El Salvador’s Bitcoin transactions during May soared by over four times year-to-year. However, fiat payments still represent the broad majority of transactions in the Latin American nation, a report by Reuters states.
El Salvador became the globe’s first country to announce and pass regulation earlier this month that makes Bitcoin legal tender. This means that the crypto coin can be used to pay federal taxes, be accepted by companies, and not be contingent upon capital gains taxes.
According to the report, the monthly BTC remittances of under $1,000 totaled $1.7 million last month compared to $424,000 the previous year. Transfers of this size are typically used as a proxy to establish the transfer numbers from Salvadorian ex-pats working outside the country. In 2019, almost $6 billion – or one-fifth of El Salvador’s GDP – comprised remittances, which showcases one of the highest ratios in the world, as per World Bank.
Bitcoin as a Legal Tender
President Nayib Bukele said that making the crypto coin legal tender will help decrease the cost of making such transactions for the country’s 6.5 million citizens and will help tackle El Salvador’s substantial unbanked population. Reuters has also reported that the politician has asked state-owned energy company LaGeo, which leverages the nation’s active volcanos to create geothermal energy, to make their capabilities available to crypto mining activities.

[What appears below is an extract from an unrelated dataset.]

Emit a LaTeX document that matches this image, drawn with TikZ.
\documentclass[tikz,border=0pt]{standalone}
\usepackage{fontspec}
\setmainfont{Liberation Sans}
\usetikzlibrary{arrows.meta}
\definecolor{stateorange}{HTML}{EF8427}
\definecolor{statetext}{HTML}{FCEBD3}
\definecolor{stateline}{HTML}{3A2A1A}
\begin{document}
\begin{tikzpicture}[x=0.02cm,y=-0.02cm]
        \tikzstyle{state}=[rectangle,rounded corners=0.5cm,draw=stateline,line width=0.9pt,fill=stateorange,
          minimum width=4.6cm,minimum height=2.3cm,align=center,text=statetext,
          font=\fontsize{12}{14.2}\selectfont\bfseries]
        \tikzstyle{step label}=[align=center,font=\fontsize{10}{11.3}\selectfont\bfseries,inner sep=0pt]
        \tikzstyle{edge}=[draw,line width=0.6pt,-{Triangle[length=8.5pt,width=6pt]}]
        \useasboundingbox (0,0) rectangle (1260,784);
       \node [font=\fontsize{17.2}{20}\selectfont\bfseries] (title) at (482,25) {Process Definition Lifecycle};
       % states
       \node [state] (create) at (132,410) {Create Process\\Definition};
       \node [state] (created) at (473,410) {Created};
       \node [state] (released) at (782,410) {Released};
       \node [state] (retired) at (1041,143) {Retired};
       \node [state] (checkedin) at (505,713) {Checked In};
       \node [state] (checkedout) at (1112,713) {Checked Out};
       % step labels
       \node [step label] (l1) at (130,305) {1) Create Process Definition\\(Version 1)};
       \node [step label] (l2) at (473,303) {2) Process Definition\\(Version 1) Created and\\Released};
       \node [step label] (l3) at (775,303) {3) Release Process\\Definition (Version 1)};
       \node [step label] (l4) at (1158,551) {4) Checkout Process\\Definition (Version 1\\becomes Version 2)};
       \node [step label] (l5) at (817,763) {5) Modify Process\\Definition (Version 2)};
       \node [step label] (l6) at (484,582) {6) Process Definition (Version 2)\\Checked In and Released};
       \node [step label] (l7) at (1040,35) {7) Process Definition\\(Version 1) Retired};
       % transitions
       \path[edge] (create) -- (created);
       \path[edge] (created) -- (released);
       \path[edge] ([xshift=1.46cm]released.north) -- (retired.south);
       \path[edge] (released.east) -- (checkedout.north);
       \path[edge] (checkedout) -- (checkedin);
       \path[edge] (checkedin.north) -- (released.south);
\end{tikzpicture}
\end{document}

Numerous organizations shared their concerns over El Salvador’s move to make the digital coin legal tender, including the International Monetary Fund (IMF), which cautioned the country of economic and legal issues last week. An official with the Bank of International Settlement (BIS) also called the bitcoin regulation in El Salvador an ‘interesting experiment.’ Still, it said it did not alter the bank’s approach to digital coins whatsoever. The European Central Bank (ECB) president, Christine Lagarde, similarly said the bank’s policy would not be affected by El Salvador’s bitcoin regulation.